Member of the Illinois Senate
- In office 1971–2003

Member of the Illinois House of Representatives
- In office 1969–1971

Personal details
- Born: May 23, 1925 Harrisburg, Illinois, U.S.
- Died: November 11, 2003 (aged 78) Urbana, Illinois, U.S.
- Party: Republican
- Education: Urbana High School Michigan State College
- Occupation: Politician, funeral director

Military service
- Allegiance: United States
- Branch/service: United States Army (United States Army Air Corps)
- Battles/wars: World War II

= Stanley B. Weaver =

American funeral director and politician

Stanley B. Weaver (May 23, 1925 - November 11, 2003) was an American funeral director and Republican politician active in Illinois.

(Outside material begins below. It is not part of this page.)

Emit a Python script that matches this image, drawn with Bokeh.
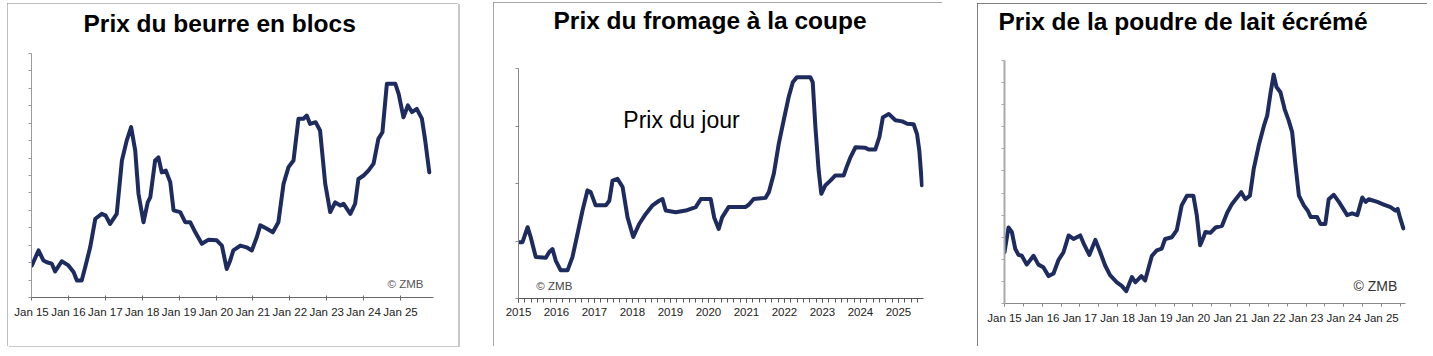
from bokeh.plotting import figure
from bokeh.models import Range1d, FixedTicker, Label, CustomJSTickFormatter, Title
from bokeh.embed import file_html
from bokeh.resources import INLINE

# ---------------- data (decimal years, EUR/kg) ----------------
years = [2015, 2016, 2017, 2018, 2019, 2020, 2021, 2022, 2023, 2024, 2025]
jan_labels = ["Jan 15", "Jan 16", "Jan 17", "Jan 18", "Jan 19", "Jan 20",
              "Jan 21", "Jan 22", "Jan 23", "Jan 24", "Jan 25"]
year_labels = ["2015", "2016", "2017", "2018", "2019", "2020",
               "2021", "2022", "2023", "2024", "2025"]

butter_t = [2015.01, 2015.19, 2015.325, 2015.415, 2015.55, 2015.64, 2015.82, 2016.00,
            2016.14, 2016.23, 2016.36, 2016.455, 2016.59, 2016.73, 2016.905, 2017.01,
            2017.13, 2017.31, 2017.45, 2017.58, 2017.70, 2017.81, 2017.90, 2018.035,
            2018.15, 2018.22, 2018.35, 2018.44, 2018.53, 2018.64, 2018.76, 2018.85,
            2019.03, 2019.165, 2019.30, 2019.44, 2019.615, 2019.80, 2020.02, 2020.16,
            2020.29, 2020.38, 2020.47, 2020.66, 2020.83, 2020.97, 2021.105, 2021.20,
            2021.38, 2021.54, 2021.69, 2021.83, 2021.965, 2022.10, 2022.235, 2022.37,
            2022.46, 2022.55, 2022.70, 2022.82, 2022.96, 2023.095, 2023.23, 2023.37,
            2023.455, 2023.64, 2023.77, 2023.86, 2024.00, 2024.13, 2024.27, 2024.40,
            2024.51, 2024.63, 2024.86, 2024.95, 2025.08, 2025.20, 2025.31, 2025.44,
            2025.58, 2025.67, 2025.78]
butter_v = [2.92, 3.35, 3.06, 3.01, 2.97, 2.75, 3.04, 2.92,
            2.73, 2.49, 2.49, 2.87, 3.44, 4.26, 4.40, 4.35,
            4.11, 4.40, 5.93, 6.50, 6.89, 6.22, 4.97, 4.16,
            4.73, 4.88, 5.93, 6.02, 5.59, 5.64, 5.31, 4.50,
            4.45, 4.16, 4.16, 3.87, 3.54, 3.66, 3.64, 3.49,
            2.82, 3.05, 3.35, 3.49, 3.44, 3.35, 3.73, 4.07,
            3.97, 3.87, 4.16, 5.26, 5.74, 5.93, 7.13, 7.13,
            7.22, 6.98, 7.03, 6.79, 5.26, 4.45, 4.73, 4.64,
            4.69, 4.40, 4.69, 5.40, 5.50, 5.64, 5.84, 6.55,
            6.74, 8.13, 8.13, 7.84, 7.17, 7.51, 7.32, 7.41,
            7.13, 6.50, 5.59]

cheese_t = [2015.02, 2015.105, 2015.24, 2015.32, 2015.455, 2015.72, 2015.81, 2015.895,
            2015.98, 2016.11, 2016.29, 2016.42, 2016.555, 2016.685, 2016.815, 2016.90,
            2017.03, 2017.30, 2017.39, 2017.475, 2017.605, 2017.74, 2017.87, 2018.02,
            2018.18, 2018.35, 2018.53, 2018.70, 2018.79, 2018.875, 2019.14, 2019.40,
            2019.665, 2019.80, 2020.06, 2020.15, 2020.27, 2020.36, 2020.53, 2020.97,
            2021.06, 2021.19, 2021.50, 2021.59, 2021.72, 2021.85, 2021.98, 2022.11,
            2022.22, 2022.33, 2022.68, 2022.745, 2022.815, 2022.90, 2022.97, 2023.08,
            2023.21, 2023.34, 2023.56, 2023.65, 2023.74, 2023.87, 2024.13, 2024.22,
            2024.39, 2024.50, 2024.59, 2024.745, 2024.92, 2025.10, 2025.23, 2025.40,
            2025.49, 2025.55, 2025.62]
cheese_v = [2.48, 2.48, 2.74, 2.57, 2.22, 2.21, 2.31, 2.36,
            2.16, 1.99, 1.99, 2.22, 2.63, 3.03, 3.38, 3.35,
            3.12, 3.12, 3.20, 3.55, 3.58, 3.44, 2.91, 2.57,
            2.80, 2.97, 3.12, 3.20, 3.23, 3.03, 3.00, 3.03,
            3.09, 3.23, 3.23, 2.91, 2.71, 2.91, 3.09, 3.09,
            3.13, 3.23, 3.25, 3.35, 3.67, 4.19, 4.60, 5.00,
            5.26, 5.35, 5.35, 5.26, 4.48, 3.73, 3.32, 3.47,
            3.55, 3.64, 3.64, 3.81, 3.96, 4.13, 4.12, 4.09,
            4.09, 4.31, 4.65, 4.71, 4.60, 4.58, 4.54, 4.53,
            4.36, 4.07, 3.47]

smp_t = [2015.00, 2015.106, 2015.194, 2015.284, 2015.371, 2015.459, 2015.59, 2015.77,
         2015.90, 2016.03, 2016.17, 2016.30, 2016.43, 2016.565, 2016.70, 2016.83,
         2017.01, 2017.12, 2017.25, 2017.41, 2017.54, 2017.67, 2017.80, 2017.98,
         2018.11, 2018.23, 2018.38, 2018.47, 2018.63, 2018.73, 2018.91, 2019.04,
         2019.17, 2019.26, 2019.44, 2019.57, 2019.70, 2019.84, 2020.01, 2020.10,
         2020.19, 2020.28, 2020.33, 2020.46, 2020.60, 2020.77, 2020.91, 2021.04,
         2021.17, 2021.28, 2021.39, 2021.51, 2021.61, 2021.745, 2021.88, 2021.97,
         2022.06, 2022.14, 2022.215, 2022.32, 2022.43, 2022.54, 2022.63, 2022.72,
         2022.81, 2022.94, 2023.045, 2023.12, 2023.29, 2023.38, 2023.51, 2023.60,
         2023.735, 2023.87, 2024.09, 2024.22, 2024.36, 2024.49, 2024.58, 2024.66,
         2024.89, 2025.06, 2025.24, 2025.37, 2025.43, 2025.50, 2025.58]
smp_v = [1.83, 2.11, 2.06, 1.87, 1.80, 1.79, 1.69, 1.79,
         1.69, 1.66, 1.56, 1.59, 1.74, 1.83, 2.02, 1.98,
         2.02, 1.91, 1.80, 1.97, 1.83, 1.68, 1.57, 1.49,
         1.45, 1.39, 1.55, 1.49, 1.56, 1.51, 1.79, 1.85,
         1.87, 1.98, 2.00, 2.08, 2.36, 2.47, 2.47, 2.25,
         1.91, 2.00, 2.06, 2.05, 2.11, 2.13, 2.28, 2.38,
         2.45, 2.51, 2.43, 2.47, 2.77, 3.04, 3.26, 3.38,
         3.64, 3.84, 3.70, 3.64, 3.45, 3.32, 3.19, 2.81,
         2.47, 2.36, 2.30, 2.23, 2.23, 2.15, 2.15, 2.43,
         2.48, 2.40, 2.25, 2.27, 2.25, 2.45, 2.40, 2.43,
         2.40, 2.37, 2.34, 2.30, 2.32, 2.21, 2.10]

butter_yticks = [2.0, 2.5, 3.0, 3.5, 4.0, 4.5, 5.0, 5.5, 6.0, 6.5, 7.0, 7.5, 8.0, 8.5, 9.0]
cheese_yticks = [1.5, 2.5, 3.5, 4.5, 5.5]
smp_yticks = [1.25, 1.5, 1.75, 2.0, 2.25, 2.5, 2.75, 3.0, 3.25, 3.5, 3.75, 4.0]
cheese_minor = [2015 + k / 6 for k in range(65)]
smp_minor = [2015 + k / 2 for k in range(22)]

LINE = "#1e2b5e"
FONT = "Liberation Sans"
blank = CustomJSTickFormatter(code="return ''")


def panel(title, title_off, gap, t, v, xr, yr, yticks, xlabels, frame,
          borders, box_css, yaxis_color, yaxis_width, xaxis_color, minor=None,
          xtick=(2, 3)):
    fw, fh = frame
    bl, br, bt, bb = borders
    p = figure(frame_width=fw, frame_height=fh, x_range=Range1d(*xr), y_range=Range1d(*yr),
               output_backend="svg", toolbar_location=None, title=title,
               min_border_left=bl, min_border_right=br,
               min_border_top=bt, min_border_bottom=bb,
               background_fill_color="white", border_fill_color="white",
               styles=box_css)
    p.title.text_font = FONT
    p.title.text_font_size = "24.5px"
    p.title.text_font_style = "bold"
    p.title.text_color = "#000000"
    p.title.align = "left"
    p.title.offset = title_off
    p.title.standoff = 0
    # blank spacer between the title and the plot area
    p.add_layout(Title(text=" ", text_font_size="1px", standoff=gap), "above")
    p.outline_line_color = None
    p.grid.visible = False
    p.line(t, v, line_color=LINE, line_width=4, line_join="round", line_cap="round")

    ya = p.yaxis[0]
    ya.ticker = FixedTicker(ticks=yticks)
    ya.formatter = blank
    ya.axis_line_color = yaxis_color
    ya.axis_line_width = yaxis_width
    ya.major_tick_line_color = yaxis_color
    ya.major_tick_out = 3
    ya.major_tick_in = 0
    ya.minor_tick_line_color = None

    xa = p.xaxis[0]
    xa.ticker = FixedTicker(ticks=years, minor_ticks=minor or [])
    xa.major_label_overrides = {yr_: lab for yr_, lab in zip(years, xlabels)}
    xa.major_label_text_font = FONT
    xa.major_label_text_font_size = "11.5px"
    xa.major_label_text_color = "#222222"
    xa.major_label_standoff = 5
    xa.axis_line_color = xaxis_color
    xa.major_tick_line_color = xaxis_color
    xa.major_tick_in = xtick[0]
    xa.major_tick_out = xtick[1]
    xa.minor_tick_line_color = xaxis_color if minor else None
    xa.minor_tick_in = xtick[0]
    xa.minor_tick_out = xtick[1]
    return p


def place(left, top, extra):
    css = {"position": "absolute", "left": f"{left}px", "top": f"{top}px"}
    css.update(extra)
    return css


p1 = panel("Prix du beurre en blocs", 52, 14, butter_t, butter_v,
           (2015, 2025.894), (2.0, 9.0), butter_yticks, jan_labels,
           (402, 244), (24, 25, 50, 49),
           place(7, 3, {"outline": "1px solid #a8a8a8", "outline-offset": "-1px",
                        "box-shadow": "2px 1px 0 #c8c8c8"}),
           "#9a9a9a", 1, "#6a6a6a")
p1.add_layout(Label(x=2024.65, y=2.40, text="© ZMB", text_font=FONT,
                    text_font_size="11.5px", text_color="#555555",
                    text_baseline="middle", text_align="left"))

p2 = panel("Prix du fromage à la coupe", 35, 32, cheese_t, cheese_v,
           (2015, 2025.66), (1.5, 5.5), cheese_yticks, year_labels,
           (405, 230), (25, 19, 66, 48),
           place(493, 2, {"outline": "1px solid #8a8a8a", "outline-offset": "-1px"}),
           "#8a8a8a", 1, "#555555", minor=cheese_minor, xtick=(0, 4))
p2.add_layout(Label(x=2017.76, y=4.61, text="Prix du jour", text_font=FONT,
                    text_font_size="23px", text_color="#000000",
                    text_baseline="alphabetic", text_align="left"))
p2.add_layout(Label(x=2015.47, y=1.71, text="© ZMB", text_font=FONT,
                    text_font_size="11.5px", text_color="#444444",
                    text_baseline="middle", text_align="left"))

p3 = panel("Prix de la poudre de lait écrémé", -6, 23, smp_t, smp_v,
           (2015, 2025.637), (1.25, 4.0), smp_yticks, jan_labels,
           (401, 243), (27, 22, 57, 43),
           place(977, 3, {"outline": "2px solid #555555", "outline-offset": "-2px"}),
           "#a8a8a8", 2, "#8a8a8a", minor=smp_minor, xtick=(0, 3))
p3.add_layout(Label(x=2024.26, y=1.45, text="© ZMB", text_font=FONT,
                    text_font_size="14px", text_color="#333333",
                    text_baseline="middle", text_align="left"))

open("out.html", "w").write(file_html([p1, p2, p3], INLINE))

Weaver was born May 23, 1925, in Harrisburg, Illinois. He graduated from Urbana High School in Urbana, Illinois. He served in the United States Army Air Corps in the Pacific theater during World War II. He attended Michigan State College, University of Illinois, and graduated from the Indiana College of Mortuary Science. He was elected Mayor of Urbana in 1957 and served until 1969. During his tenure as mayor, he served as President of the Illinois Municipal League. He then served in the Illinois House of Representatives from 1969 to 1971. From 1971 until 2003, Weaver served in the Illinois State Senate. In 1977, Weaver joined Republican leadership in the Illinois Senate and would continue to serve in various leadership positions for the remainder of his time in office. In 1997, he was elevated to the newly created post of Senate Majority Leader.

Weaver died of cancer in Urbana, Illinois. The portion of U.S. Route 45 in Illinois that goes through Urbana-Champaign is named in his honor.